Its fundamental problem was how unequal it was. About 300 families controlled most of the land, the economy, and the government. Everyone else was just a cog in their beef-and-grain-exporting machine. Or, as the Financial Times's Alan Beattie has put it, Argentina is "what America might have looked" like "if the South had won the Civil War and gone on to dominate the North." Which is to say that it was a semi-feudal aristocracy dependent on a steady supply of cheap labor.
If this sounds like a good way to start a class war, that's because it was. Up until recently, Argentina had spent most of the last 100 years alternating between left-wing populists who promised to share the country's wealth, and right-wing military dictatorships that tried to stop that from happening. And, of course, with the stakes so high, neither side was willing to play by the rules. The Peronists tried to tip elections in their favor by locking up the opposition's leaders, shutting down their newspapers, and getting rid of unions that weren't loyal to the regime. The army, meanwhile, didn't bother with any kind of democratic pretense. It launched coup after coup after coup, outlawing the Peronist Party, and, in the 1970s, "disappearing" tens of thousands of activists and ordinary people too.
Argentina is a reminder of one of the most forgotten caveats in history. Class struggle, Marx said, would either end "in a revolutionary reconstitution of society at large" or "in the common ruin of the contending classes." We might want to put a little more emphasis on that second part.
Argentina, though, hasn't just been hurt by people fighting over power. It's also been hurt by what people have done in power. Right-wing governments had no interest in educating the workers or investing in anything other than the landowners' exports. And left-wing governments just nationalized industries, protected others with tariffs, and made promises they could afford only by printing money. The result was a century of inflation and stagnation. As The Economist points out, Argentina went from having an income per capita that was 92 percent of 16 of the richest countries in 1914 to just 43 percent today. The irony, of course, is that even when Argentina did open up its economy and try to cure its congenital inflation in the 1990s, the way it did so—pegging the peso to the dollar one-to-one—made it unable to respond to even the smallest shock. So when one came along, Argentina ended up in its own private Great Depression.

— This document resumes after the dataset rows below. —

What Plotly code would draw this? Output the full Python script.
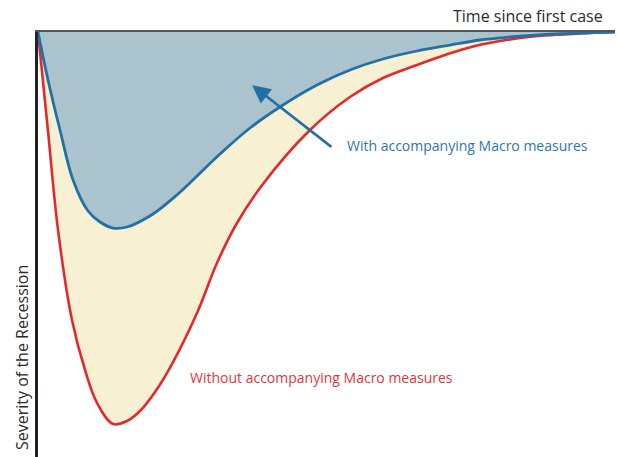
import plotly.graph_objects as go

# Time since first case (0-100) and severity of the recession (0 = no recession, 100 = axis bottom)
time_with = [0, 1.73, 3.81, 6.07, 8.67, 10.75, 13.0, 15.42, 19.93, 24.26, 26.86, 31.54, 36.74,
             42.46, 48.35, 54.07, 59.79, 65.68, 71.4, 76.6, 81.8, 87.87, 93.93, 100]
severity_with = [0, 11.29, 23.06, 34.82, 42.12, 44.71, 46.12, 45.88, 42.82, 38.12, 34.82, 28.71, 22.59,
                 17.18, 12.47, 8.94, 6.35, 4.47, 3.06, 1.88, 1.18, 0.59, 0.24, 0]

time_without = [0, 1.73, 3.47, 5.89, 8.15, 10.23, 13.0, 15.42, 17.68, 20.28, 23.22, 27.56, 31.02, 34.49,
                38.99, 47.14, 54.07, 59.79, 65.68, 70.54, 75.74, 81.8, 87.87, 93.93, 100]
severity_without = [0, 23.29, 46.59, 67.76, 79.53, 87.29, 92.24, 91.53, 89.18, 84.71, 78.12, 66.12, 54.35, 44.94,
                    35.76, 23.06, 15.29, 10.82, 7.76, 5.41, 3.29, 1.76, 0.82, 0.35, 0]

# Arrow pointing into the milder (blue) recession area
arrow_tail = (51.1, 27.3)
arrow_head = (37.1, 12.5)

BLUE = "#2270a6"
RED = "#e12a2c"
FILL_BLUE = "#aac3cd"
FILL_CREAM = "#f7f0d2"
FONT = "Open Sans"

fig = go.Figure()

fig.add_trace(go.Scatter(
    x=time_without, y=severity_without, mode="lines",
    line=dict(color=RED, width=2.6, shape="spline", smoothing=1.0),
    fill="tozeroy", fillcolor=FILL_CREAM, hoverinfo="skip",
))
fig.add_trace(go.Scatter(
    x=time_with, y=severity_with, mode="lines",
    line=dict(color=BLUE, width=2.8, shape="spline", smoothing=1.0),
    fill="tozeroy", fillcolor=FILL_BLUE, hoverinfo="skip",
))

fig.add_annotation(
    x=arrow_head[0], y=arrow_head[1], ax=arrow_tail[0], ay=arrow_tail[1],
    xref="x", yref="y", axref="x", ayref="y",
    showarrow=True, arrowhead=2, arrowsize=1.4, arrowwidth=2.6, arrowcolor=BLUE, text="",
)
fig.add_annotation(
    x=53.2, y=26.6, xref="x", yref="y", xanchor="left", yanchor="middle",
    text="With accompanying Macro measures", showarrow=False,
    font=dict(family=FONT, size=14, color="#2f76ae"),
)
fig.add_annotation(
    x=26.0, y=81.4, xref="x", yref="y", xanchor="left", yanchor="middle",
    text="Without accompanying Macro measures", showarrow=False,
    font=dict(family=FONT, size=14, color="#e2363b"),
)
fig.add_annotation(
    x=0.983, y=1.038, xref="paper", yref="paper", xanchor="right", yanchor="middle",
    text="Time since first case", showarrow=False,
    font=dict(family=FONT, size=16, color="#2b2b2b"),
)
fig.add_annotation(
    x=-0.028, y=0.235, xref="paper", yref="paper", xanchor="center", yanchor="middle",
    text="Severity of the Recession", textangle=-90, showarrow=False,
    font=dict(family=FONT, size=16, color="#2b2b2b"),
)

fig.update_layout(
    width=617, height=457,
    margin=dict(l=38, r=2, t=32, b=0),
    paper_bgcolor="white", plot_bgcolor="white",
    showlegend=False,
    xaxis=dict(range=[0, 100], side="top", showline=True, linecolor="#555555", linewidth=2,
               showgrid=False, zeroline=False, showticklabels=False, ticks="", fixedrange=True),
    yaxis=dict(range=[100, 0], showline=True, linecolor="#222222", linewidth=3,
               showgrid=False, zeroline=False, showticklabels=False, ticks="", fixedrange=True),
)

fig.write_html("out.html")
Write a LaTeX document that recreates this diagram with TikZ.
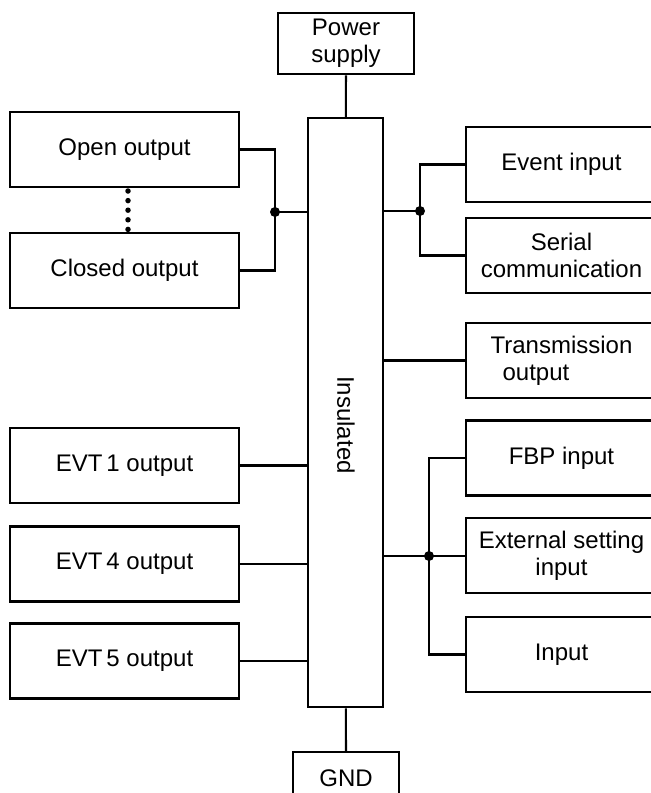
\documentclass[tikz,border=0pt]{standalone}
\usepackage{fontspec}
\setmainfont{Liberation Sans}
\begin{document}
\begin{tikzpicture}[x=1pt,y=-1pt,
  box/.style={draw, line width=2.5pt, inner sep=0pt, align=center,
    font=\fontsize{24pt}{27pt}\selectfont},
  lbox/.style={box, minimum width=229pt, minimum height=75pt},
  rbox/.style={box, minimum width=191pt, minimum height=75pt},
  wire/.style={line width=2.1pt},
  junc/.style={fill=black, circle, inner sep=0pt, minimum size=10pt}]
\useasboundingbox (0,0) rectangle (651,793);
\clip (0,0) rectangle (651,793);
\fill[white] (0,0) rectangle (651,793);

% nodes
\node[box, minimum width=136pt, minimum height=61pt] (power) at (346,43.5) {Power\\supply};
\node[box, minimum width=75pt, minimum height=589pt] (ins) at (345.5,412.5) {};
\node[font=\fontsize{24pt}{27pt}\selectfont, rotate=-90] (instext) at (346,425) {Insulated};
\node[box, minimum width=106pt, minimum height=53pt] (gnd) at (346,778.5) {GND};

\node[lbox] (open) at (124.5,149.5) {Open output};
\node[lbox] (closed) at (124.5,270.5) {Closed output};
\node[lbox] (evt1) at (124.5,465.5) {EVT\,1 output};
\node[lbox] (evt4) at (124.5,564) {EVT\,4 output};
\node[lbox] (evt5) at (124.5,661) {EVT\,5 output};

\node[rbox] (event) at (561.5,164.5) {Event input};
\node[rbox] (serial) at (561.5,255.5) {Serial\\communication};
\node[rbox, align=left] (trans) at (561.5,360.5) {Transmission\\\hspace*{12pt}output};
\node[rbox] (fbp) at (561.5,458) {FBP input};
\node[rbox] (ext) at (561.5,555.5) {External setting\\input};
\node[rbox] (inp) at (561.5,654.5) {Input};

% junction points
\coordinate (jL) at (275,212);
\coordinate (jR) at (420,211);
\coordinate (jR2) at (429,556);

% connectors
\draw[wire] (power) -- (ins);
\draw[wire] (ins) -- (gnd);

\draw[wire] (open.east) -| (jL) |- (closed.east);
\draw[wire] (jL) -- (jL -| ins.west);
\node[junc] (dotL) at (jL) {};

\draw[wire] (jR -| ins.east) -- (jR);
\draw[wire] (event.west) -| (jR) |- (serial.west);
\node[junc] (dotR) at (jR) {};

\draw[wire] (ins.east |- trans.west) -- (trans.west);

\draw[wire] (ins.east |- jR2) -- (jR2) -- (jR2 -| ext.west);
\draw[wire] (fbp.west) -| (jR2) |- (inp.west);
\node[junc] (dotR2) at (jR2) {};

\draw[wire] (evt1.east) -- (ins.west |- evt1.east);
\draw[wire] (evt4.east) -- (ins.west |- evt4.east);
\draw[wire] (evt5.east) -- (ins.west |- evt5.east);

% dotted link
\coordinate (dA) at (128,191);
\coordinate (dB) at (128,229.5);
\draw[line width=5.5pt, line cap=round, dash pattern=on 0pt off 9.6pt] (dA) -- (dB);
\end{tikzpicture}
\end{document}
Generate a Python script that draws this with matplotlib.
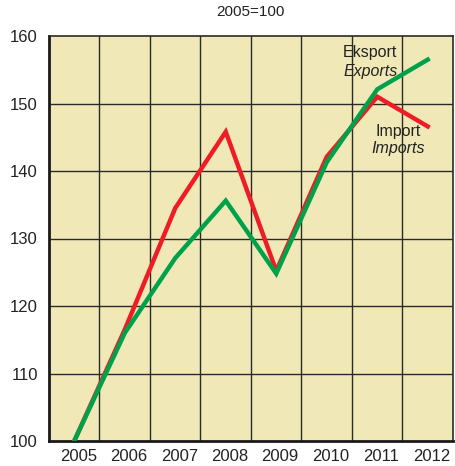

The point is that nothing is inevitable. The arc of the political universe is long, and it doesn't have to bend toward progress or justice or anything else good. It can point backwards if that's where we aim it. And we might. Like Argentina, we have high levels of inequality. And also like Argentina, we have pretty extreme political polarization. But what really might make us like Argentina is if we have politicians who deride expertise, who think that policy is something that fits into 140 characters, and who hint that elections are something you have to respect only if you win.
The United States, in other words, could still be Argentina.